1 – on their PCA we see the relatively loose S-Germany Celtic cluster spans a little bit over the today Germans cluster (I suppose SW and Southern ones) and surely over what I suppose to be today Northern Spanyards. It’s true the centrum seems rather around today Southern France, so a it different from the Champagne IA Celts. So « separate in genetic space from present-day Germans » is not accurate, spite the German centroid todate is far enough, effectively. It would confirm if general, the same profile as among Alsace IA Celts, rather « southern » compared to other Celts, with an input of a Y-G2a rich element. Gretzinger : Interestingly, we find that individuals with haplogroup G2a-L497 (for example, MBG017, MBG016 and HOC004) exhibit significantly more southern European ancestry than individuals carrying haplogroup R1b-M269 (for example, HOC001, APG001 and MBG003) - < Urnfields times ??? -

2- That there had been created a continuum at those times is surprising in no way, History explains it.. Identity is another thing, similarity or affinity is an unprecise term.

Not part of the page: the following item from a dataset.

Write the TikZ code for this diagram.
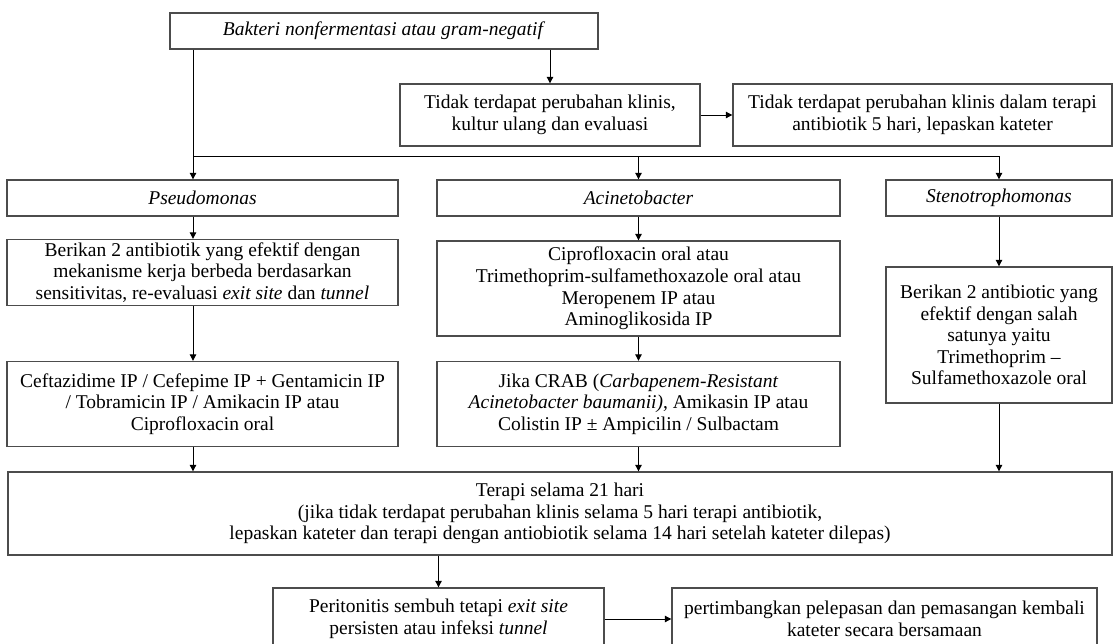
\documentclass[tikz,border=0pt]{standalone}
\usepackage{fontspec}
\setmainfont{Liberation Serif}
\usetikzlibrary{arrows.meta}

\begin{document}
\begin{tikzpicture}[
    x=0.5pt, y=-0.5pt,
    line width=0.5pt,
    >={Triangle[length=3.2pt,width=3.2pt]},
    box/.style={rectangle, draw=black!70, line width=0.7pt, align=center, inner sep=0pt, font=\fontsize{9.75}{10.8}\selectfont}
]
\useasboundingbox (0,0) rectangle (1114,643);
\clip (0,0) rectangle (1114,643);

% Top
\node[box, minimum width=214pt, minimum height=18pt] (bakteri) at (384,31) {\textit{Bakteri nonfermentasi atau gram-negatif}};
\node[box, minimum width=150pt, minimum height=31pt] (klinis) at (550,115) {Tidak terdapat perubahan klinis,\\kultur ulang dan evaluasi};
\node[box, minimum width=189.5pt, minimum height=31pt] (lepas) at (922.5,115) {Tidak terdapat perubahan klinis dalam terapi\\antibiotik 5 hari, lepaskan kateter};

% Bacteria groups
\node[box, minimum width=195.5pt, minimum height=18pt] (pseudo) at (202.5,198) {\textit{Pseudomonas}};
\node[box, minimum width=201.5pt, minimum height=18pt] (acineto) at (638.5,198) {\textit{Acinetobacter}};
\node[box, minimum width=113pt, minimum height=18pt] (steno) at (999,198) {\textit{Stenotrophomonas}};

% Therapy per group
\node[box, minimum width=195.5pt, minimum height=33pt] (pseudoA) at (202.5,272.5) {Berikan 2 antibiotik yang efektif dengan\\mekanisme kerja berbeda berdasarkan\\sensitivitas, re-evaluasi \textit{exit site} dan \textit{tunnel}};
\node[box, minimum width=195.5pt, minimum height=42.5pt] (pseudoB) at (202.5,404) {Ceftazidime IP / Cefepime IP + Gentamicin IP\\/ Tobramicin IP / Amikacin IP atau\\Ciprofloxacin oral};
\node[box, minimum width=201.5pt, minimum height=47.5pt] (acinetoA) at (638.5,288.5) {Ciprofloxacin oral atau\\Trimethoprim-sulfamethoxazole oral atau\\Meropenem IP atau\\Aminoglikosida IP};
\node[box, minimum width=201.5pt, minimum height=42.5pt] (acinetoB) at (638.5,404) {Jika CRAB (\textit{Carbapenem-Resistant}\\\textit{Acinetobacter baumanii)}, Amikasin IP atau\\Colistin IP ± Ampicilin / Sulbactam};
\node[box, minimum width=113pt, minimum height=68pt] (stenoA) at (999,335) {Berikan 2 antibiotic yang\\efektif dengan salah\\satunya yaitu\\Trimethoprim –\\Sulfamethoxazole oral};

% Bottom
\node[box, minimum width=552pt, minimum height=41.5pt] (terapi) at (560,513.5) {Terapi selama 21 hari\\(jika tidak terdapat perubahan klinis selama 5 hari terapi antibiotik,\\lepaskan kateter dan terapi dengan antiobiotik selama 14 hari setelah kateter dilepas)};
\node[box, minimum width=165.5pt, minimum height=31pt] (peri) at (438.5,619) {Peritonitis sembuh tetapi \textit{exit site}\\persisten atau infeksi \textit{tunnel}};
\node[box, minimum width=212.5pt, minimum height=31pt] (pasang) at (884.5,619) {pertimbangkan pelepasan dan pemasangan kembali\\kateter secara bersamaan};

% Arrows
\coordinate (pcol) at (193,156);
\draw[->] (bakteri.south -| pcol) -- (pseudo.north -| pcol);
\draw[->] (pcol) -| (steno.north);
\draw[->] (pcol -| acineto.north) -- (acineto.north);
\draw[->] (bakteri.south -| klinis.north) -- (klinis.north);
\draw[->] (klinis.east) -- (lepas.west);
\draw[->] (pseudo.south -| pcol) -- (pseudoA.north -| pcol);
\draw[->] (pseudoA.south -| pcol) -- (pseudoB.north -| pcol);
\draw[->] (pseudoB.south -| pcol) -- (terapi.north -| pcol);
\draw[->] (acineto.south) -- (acinetoA.north);
\draw[->] (acinetoA.south) -- (acinetoB.north);
\draw[->] (acinetoB.south) -- (terapi.north -| acinetoB.south);
\draw[->] (steno.south) -- (stenoA.north);
\draw[->] (stenoA.south) -- (terapi.north -| stenoA.south);
\draw[->] (terapi.south -| peri.north) -- (peri.north);
\draw[->] (peri.east) -- (pasang.west);
\end{tikzpicture}
\end{document}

Interestingly, this third inter-site group of relatives exhibits significantly more southern European ancestry than the rest of our analysed individuals (93.6 ± 1.9% versus 59.9 ± 3.9%; two-sided Wilcoxon rank-sum exact test; W = 0, P = 0.0002259) and, consequently, significantly more Early European Farmer (EEF) ancestry (55.6 ± 0.9% versus 48.4 ± 1.1%; two-sided Wilcoxon rank-sum exact test; W = 0, P = 0.0002259) (Supplementary Fig. 2.8) (for details on EEF ancestry decomposition, see Methods and Supplementary Notes 2 and 4). This might indicate a non-local, southern European origin of the ancestors of the Magdalenenberg elite. Consequently, we applied MOBEST35 to perform spatiotemporal interpolation of their genetic affinity to ~5,660 previously published ancient genomes, obtaining similarity probabilities across early Iron Age Europe that can be interpreted as proxies for geographical origin (Supplementary Note 2). We detect for all four of these samples (MBG004, MBG016, MBG017 and HOC004) a putative transalpine origin in northern Italy, while all other tested Hallstatt individuals’ origins are located north of the Alps, close to their respective sites (Fig. 3a,b). Remarkably, these individuals feature excess EEF ancestry on the X chromosome in comparison with the autosomes (83.5 ± 9.9% versus 55 ± 1.1%). Applying the formula described in Mathieson et al.36, we find evidence that the EEF admixture was significantly female biased (Z  = −2.86), suggesting an excess of females over males with south-European origin among their ancestors. In contrast, we detect no difference in EEF ancestry on the X chromosome and the autosomes in the rest of the sampled Hallstatt population (43.6 ± 5.7% versus 49 ± 0.6%) and, consequently, no evidence for sex-biased admixture in the main group (Z = 0.93).

3- Spite evoking the input of a component or its increase into Lech valley BA pop Gretinger doesn’t compare it to a turnover when he says : … we find the Iron Age individuals to be separate in genetic space from present-day Germans and falling closer to present-day French and other southern European individuals (Supplementary Fig. 4.1). Compared with contemporaneous data, the Hallstatt individuals cluster homogeneously intermediate between Iron Age samples from present-day France and the Czech Republic, together with Bronze Age samples from the Bavarian Lech valley within the present-day French variation. The genetic affinity between our Hallstatt individuals from southern Germany and individuals from Bronze and Iron Age France is part of a broader genetic continuum spanning from Iberia to the Balkan peninsula, featuring a common genetic ancestry component.

(BTW this continuum concept can hide a complicated process of multidirectionnal local admixtures, when the writing gives the impression of a big almost homogenous move of some component)-
some other PCA pics
I’m assuming there are no G25 coordinates yet?